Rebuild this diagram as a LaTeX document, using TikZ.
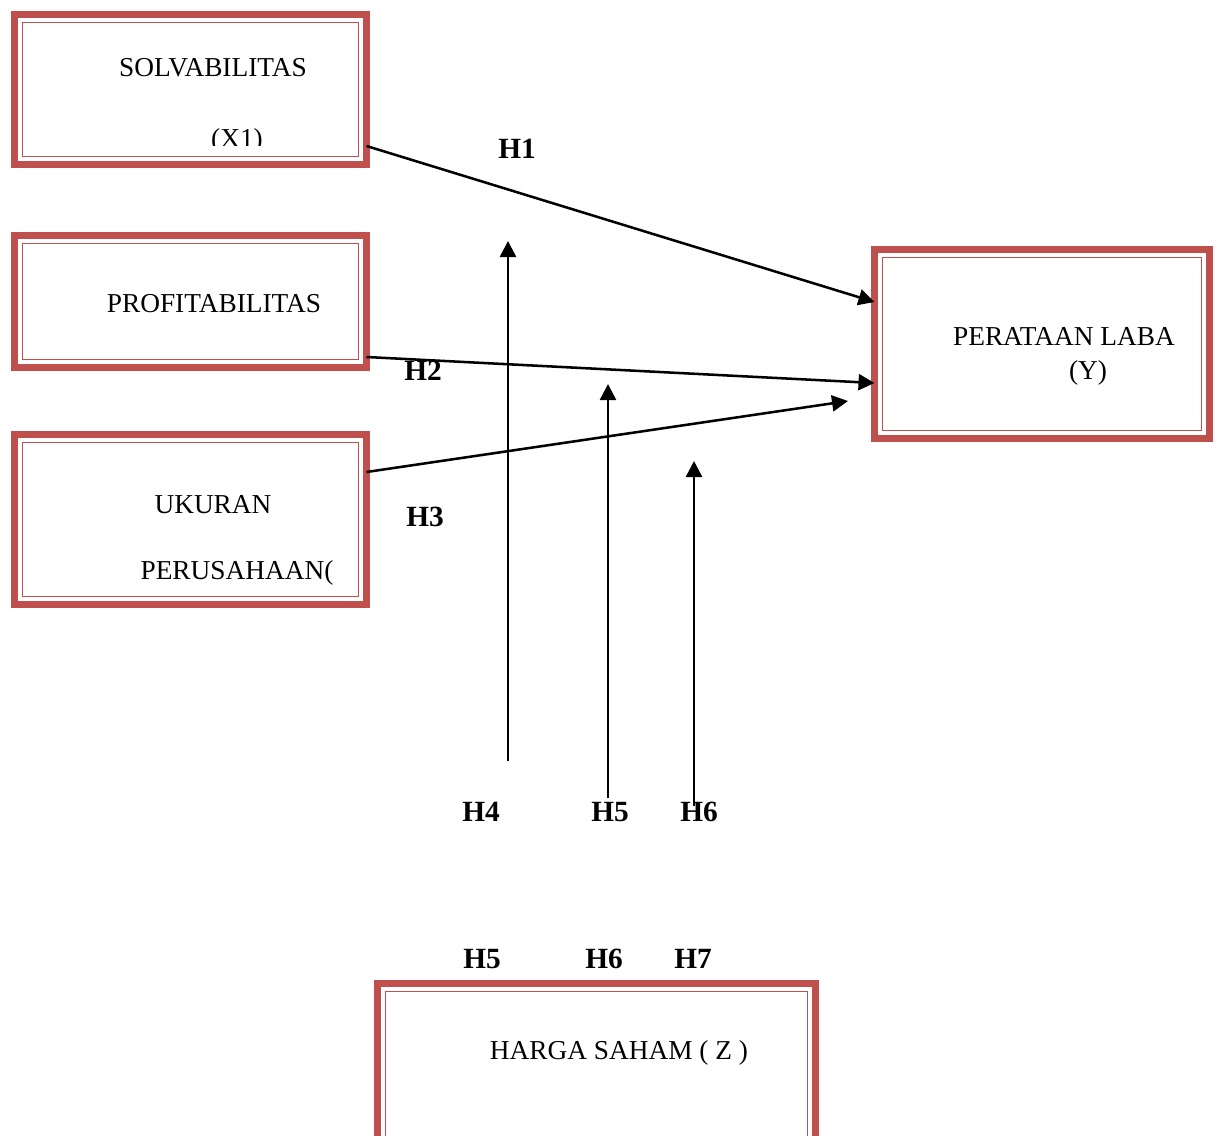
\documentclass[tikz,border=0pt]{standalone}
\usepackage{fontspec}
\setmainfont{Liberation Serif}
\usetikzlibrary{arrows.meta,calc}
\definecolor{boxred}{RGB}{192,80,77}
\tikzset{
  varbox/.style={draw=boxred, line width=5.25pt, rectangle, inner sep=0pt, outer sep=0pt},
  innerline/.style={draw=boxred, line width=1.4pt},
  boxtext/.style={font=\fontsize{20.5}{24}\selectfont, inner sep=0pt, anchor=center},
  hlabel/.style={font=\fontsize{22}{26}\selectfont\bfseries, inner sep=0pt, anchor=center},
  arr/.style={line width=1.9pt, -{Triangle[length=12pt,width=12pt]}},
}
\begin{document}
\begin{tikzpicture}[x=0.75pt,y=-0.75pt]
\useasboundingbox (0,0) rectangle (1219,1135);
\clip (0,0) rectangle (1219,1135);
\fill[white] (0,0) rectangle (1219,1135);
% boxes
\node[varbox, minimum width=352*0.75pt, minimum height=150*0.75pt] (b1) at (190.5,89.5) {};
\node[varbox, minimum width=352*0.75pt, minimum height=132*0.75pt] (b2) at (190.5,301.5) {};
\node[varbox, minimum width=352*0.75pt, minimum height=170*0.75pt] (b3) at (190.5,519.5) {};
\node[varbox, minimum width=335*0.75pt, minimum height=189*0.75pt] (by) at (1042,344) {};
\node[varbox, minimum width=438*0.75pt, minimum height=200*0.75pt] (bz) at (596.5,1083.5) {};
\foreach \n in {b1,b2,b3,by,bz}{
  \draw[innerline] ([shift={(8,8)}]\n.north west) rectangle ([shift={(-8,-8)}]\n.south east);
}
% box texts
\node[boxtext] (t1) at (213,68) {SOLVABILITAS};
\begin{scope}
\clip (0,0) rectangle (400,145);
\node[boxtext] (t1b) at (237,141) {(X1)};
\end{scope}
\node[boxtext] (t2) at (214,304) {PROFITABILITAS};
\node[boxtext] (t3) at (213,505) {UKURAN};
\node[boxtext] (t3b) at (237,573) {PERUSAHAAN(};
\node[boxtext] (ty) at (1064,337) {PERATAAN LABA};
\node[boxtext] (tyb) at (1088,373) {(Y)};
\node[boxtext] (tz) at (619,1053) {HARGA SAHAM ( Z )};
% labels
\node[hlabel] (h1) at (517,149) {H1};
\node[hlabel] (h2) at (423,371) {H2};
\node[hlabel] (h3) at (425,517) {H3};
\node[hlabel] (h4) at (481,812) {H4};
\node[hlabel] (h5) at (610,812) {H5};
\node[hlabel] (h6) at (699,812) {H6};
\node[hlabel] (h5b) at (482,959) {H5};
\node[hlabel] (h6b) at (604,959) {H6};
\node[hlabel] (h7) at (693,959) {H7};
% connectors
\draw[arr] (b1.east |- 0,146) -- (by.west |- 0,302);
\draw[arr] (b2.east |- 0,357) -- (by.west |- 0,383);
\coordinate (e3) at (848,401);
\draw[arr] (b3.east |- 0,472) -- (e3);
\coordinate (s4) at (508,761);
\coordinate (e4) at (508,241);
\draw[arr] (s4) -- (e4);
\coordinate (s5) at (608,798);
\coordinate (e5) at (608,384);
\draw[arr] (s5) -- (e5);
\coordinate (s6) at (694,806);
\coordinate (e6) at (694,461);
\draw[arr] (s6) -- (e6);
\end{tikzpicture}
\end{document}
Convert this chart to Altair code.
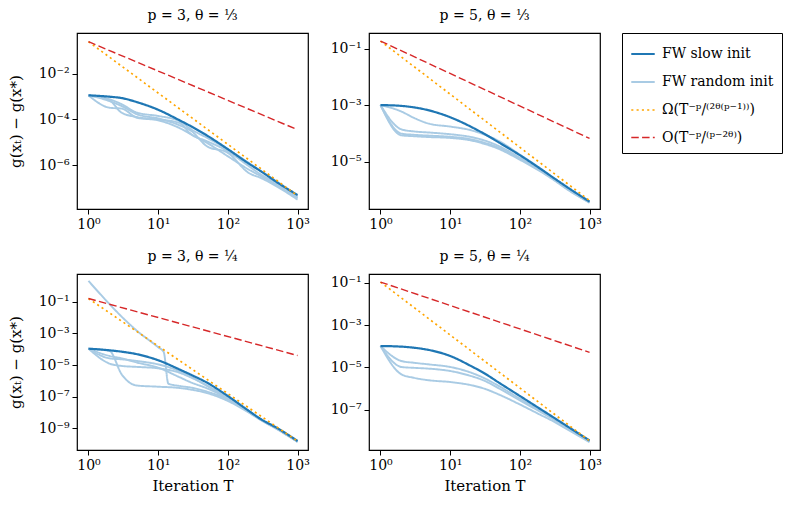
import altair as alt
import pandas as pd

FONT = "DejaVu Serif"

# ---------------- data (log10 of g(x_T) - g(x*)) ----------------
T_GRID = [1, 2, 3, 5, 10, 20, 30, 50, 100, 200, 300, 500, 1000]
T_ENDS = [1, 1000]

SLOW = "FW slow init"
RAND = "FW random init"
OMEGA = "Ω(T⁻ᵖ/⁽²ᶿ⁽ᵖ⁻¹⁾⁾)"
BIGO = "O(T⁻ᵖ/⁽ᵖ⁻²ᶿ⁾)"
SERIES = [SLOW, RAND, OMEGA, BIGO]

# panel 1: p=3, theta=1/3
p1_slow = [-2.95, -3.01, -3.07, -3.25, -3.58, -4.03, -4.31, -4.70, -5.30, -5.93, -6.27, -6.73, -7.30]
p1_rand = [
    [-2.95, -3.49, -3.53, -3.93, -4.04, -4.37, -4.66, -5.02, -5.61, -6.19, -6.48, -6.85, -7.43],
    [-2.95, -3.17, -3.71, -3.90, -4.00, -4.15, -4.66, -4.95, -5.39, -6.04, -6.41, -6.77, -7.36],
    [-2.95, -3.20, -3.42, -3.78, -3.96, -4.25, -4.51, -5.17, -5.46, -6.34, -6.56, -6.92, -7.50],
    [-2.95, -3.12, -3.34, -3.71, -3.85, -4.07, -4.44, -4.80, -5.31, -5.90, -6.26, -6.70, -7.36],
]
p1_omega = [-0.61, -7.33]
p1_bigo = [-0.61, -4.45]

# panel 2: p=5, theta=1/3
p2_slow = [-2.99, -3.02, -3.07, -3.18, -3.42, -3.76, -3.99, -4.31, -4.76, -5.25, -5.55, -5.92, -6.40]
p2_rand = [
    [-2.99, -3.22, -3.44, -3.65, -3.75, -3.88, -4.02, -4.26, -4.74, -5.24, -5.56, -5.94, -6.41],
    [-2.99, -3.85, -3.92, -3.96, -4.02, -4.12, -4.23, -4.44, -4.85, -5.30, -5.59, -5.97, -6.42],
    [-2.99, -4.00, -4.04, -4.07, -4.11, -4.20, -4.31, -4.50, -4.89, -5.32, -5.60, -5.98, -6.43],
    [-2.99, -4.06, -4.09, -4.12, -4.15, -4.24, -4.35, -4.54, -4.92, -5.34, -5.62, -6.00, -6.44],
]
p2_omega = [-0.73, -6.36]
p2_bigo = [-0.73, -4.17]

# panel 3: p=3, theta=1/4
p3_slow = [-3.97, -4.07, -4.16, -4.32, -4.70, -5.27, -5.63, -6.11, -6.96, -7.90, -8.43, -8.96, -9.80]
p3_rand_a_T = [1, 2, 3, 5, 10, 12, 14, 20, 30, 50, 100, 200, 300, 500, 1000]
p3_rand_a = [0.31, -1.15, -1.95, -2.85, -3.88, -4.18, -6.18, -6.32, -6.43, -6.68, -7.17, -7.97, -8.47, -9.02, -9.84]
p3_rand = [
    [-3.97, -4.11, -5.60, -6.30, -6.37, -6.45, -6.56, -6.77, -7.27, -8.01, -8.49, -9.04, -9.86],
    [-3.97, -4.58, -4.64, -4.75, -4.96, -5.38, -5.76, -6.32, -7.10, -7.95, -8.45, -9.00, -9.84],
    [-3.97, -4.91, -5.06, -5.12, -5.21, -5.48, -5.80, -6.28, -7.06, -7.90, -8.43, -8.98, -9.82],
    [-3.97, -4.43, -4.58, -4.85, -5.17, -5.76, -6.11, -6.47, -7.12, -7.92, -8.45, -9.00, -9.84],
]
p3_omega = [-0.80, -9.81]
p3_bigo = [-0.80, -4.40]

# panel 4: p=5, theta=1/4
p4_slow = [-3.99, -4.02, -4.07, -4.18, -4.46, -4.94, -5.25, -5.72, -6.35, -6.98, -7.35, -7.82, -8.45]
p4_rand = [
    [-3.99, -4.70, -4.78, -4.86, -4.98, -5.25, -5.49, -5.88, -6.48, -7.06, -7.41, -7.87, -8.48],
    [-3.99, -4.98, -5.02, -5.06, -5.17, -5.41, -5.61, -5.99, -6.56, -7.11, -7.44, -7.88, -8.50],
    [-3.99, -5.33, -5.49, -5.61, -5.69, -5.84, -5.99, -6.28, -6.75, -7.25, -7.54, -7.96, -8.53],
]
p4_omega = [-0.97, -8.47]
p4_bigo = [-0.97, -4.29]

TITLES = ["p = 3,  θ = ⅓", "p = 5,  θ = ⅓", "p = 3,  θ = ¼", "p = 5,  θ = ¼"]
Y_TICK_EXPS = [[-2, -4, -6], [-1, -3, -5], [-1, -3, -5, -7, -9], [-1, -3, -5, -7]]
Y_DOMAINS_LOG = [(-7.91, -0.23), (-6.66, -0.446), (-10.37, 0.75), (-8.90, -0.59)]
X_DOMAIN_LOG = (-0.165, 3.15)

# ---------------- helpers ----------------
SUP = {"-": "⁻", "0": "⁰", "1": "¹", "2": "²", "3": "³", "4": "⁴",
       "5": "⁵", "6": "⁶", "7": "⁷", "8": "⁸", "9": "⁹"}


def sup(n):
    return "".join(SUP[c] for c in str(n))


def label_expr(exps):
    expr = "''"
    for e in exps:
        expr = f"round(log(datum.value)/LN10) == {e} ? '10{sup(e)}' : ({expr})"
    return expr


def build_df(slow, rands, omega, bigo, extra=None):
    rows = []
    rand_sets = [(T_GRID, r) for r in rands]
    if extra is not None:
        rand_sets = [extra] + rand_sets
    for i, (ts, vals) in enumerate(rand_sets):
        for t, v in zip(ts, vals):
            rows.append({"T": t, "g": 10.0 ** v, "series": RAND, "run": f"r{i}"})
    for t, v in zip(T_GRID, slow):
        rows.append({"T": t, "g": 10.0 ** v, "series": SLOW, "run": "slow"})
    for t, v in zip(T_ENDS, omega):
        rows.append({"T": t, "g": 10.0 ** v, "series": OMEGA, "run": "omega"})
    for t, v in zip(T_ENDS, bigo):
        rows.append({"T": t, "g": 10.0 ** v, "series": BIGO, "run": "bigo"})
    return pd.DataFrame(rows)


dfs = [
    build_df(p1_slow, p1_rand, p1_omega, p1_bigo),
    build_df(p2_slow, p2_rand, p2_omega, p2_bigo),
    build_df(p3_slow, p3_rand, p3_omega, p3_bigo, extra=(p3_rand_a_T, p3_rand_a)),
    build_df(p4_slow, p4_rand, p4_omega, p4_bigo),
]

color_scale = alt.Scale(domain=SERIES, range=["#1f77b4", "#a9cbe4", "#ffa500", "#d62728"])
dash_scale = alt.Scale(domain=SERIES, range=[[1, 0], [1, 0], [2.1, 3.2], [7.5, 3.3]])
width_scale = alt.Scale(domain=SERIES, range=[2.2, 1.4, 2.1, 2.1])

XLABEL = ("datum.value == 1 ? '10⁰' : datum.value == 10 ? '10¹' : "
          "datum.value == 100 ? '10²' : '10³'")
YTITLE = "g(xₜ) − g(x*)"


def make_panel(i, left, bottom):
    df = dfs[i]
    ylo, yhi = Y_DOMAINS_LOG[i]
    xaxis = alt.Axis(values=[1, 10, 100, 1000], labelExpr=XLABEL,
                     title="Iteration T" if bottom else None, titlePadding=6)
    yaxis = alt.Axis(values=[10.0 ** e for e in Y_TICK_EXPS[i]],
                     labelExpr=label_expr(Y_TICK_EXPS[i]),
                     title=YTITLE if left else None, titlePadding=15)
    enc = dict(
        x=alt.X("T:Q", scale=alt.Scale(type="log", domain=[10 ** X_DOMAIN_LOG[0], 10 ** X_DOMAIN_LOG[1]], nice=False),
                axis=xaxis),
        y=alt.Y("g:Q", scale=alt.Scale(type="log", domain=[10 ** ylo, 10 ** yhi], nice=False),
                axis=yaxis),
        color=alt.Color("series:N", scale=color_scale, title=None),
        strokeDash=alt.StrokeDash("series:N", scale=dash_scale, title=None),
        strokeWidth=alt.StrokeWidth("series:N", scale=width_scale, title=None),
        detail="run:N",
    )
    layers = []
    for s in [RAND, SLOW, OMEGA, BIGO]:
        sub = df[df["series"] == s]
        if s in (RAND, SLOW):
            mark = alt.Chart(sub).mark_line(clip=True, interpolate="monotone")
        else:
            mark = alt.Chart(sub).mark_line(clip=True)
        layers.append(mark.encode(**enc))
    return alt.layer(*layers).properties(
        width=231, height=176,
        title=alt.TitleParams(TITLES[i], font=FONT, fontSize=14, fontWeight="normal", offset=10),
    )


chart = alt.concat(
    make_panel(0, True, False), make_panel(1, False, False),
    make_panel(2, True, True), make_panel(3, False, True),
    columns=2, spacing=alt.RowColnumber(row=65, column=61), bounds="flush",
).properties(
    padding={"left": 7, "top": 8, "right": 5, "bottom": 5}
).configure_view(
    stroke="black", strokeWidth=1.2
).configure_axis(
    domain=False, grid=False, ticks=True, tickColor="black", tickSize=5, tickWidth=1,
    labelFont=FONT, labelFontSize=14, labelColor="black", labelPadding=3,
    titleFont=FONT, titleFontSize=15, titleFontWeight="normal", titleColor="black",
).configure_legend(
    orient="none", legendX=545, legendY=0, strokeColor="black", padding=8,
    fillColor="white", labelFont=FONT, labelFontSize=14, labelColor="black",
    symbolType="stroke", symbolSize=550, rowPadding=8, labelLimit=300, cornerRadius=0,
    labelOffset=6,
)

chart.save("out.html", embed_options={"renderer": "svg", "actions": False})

—————

(GIVEN PROBLEM) In the records above, collect each line with "this".

(COMPLETED EXERCISE)
Rebuild this diagram as a LaTeX document, using TikZ.
Convert this chart to Altair code.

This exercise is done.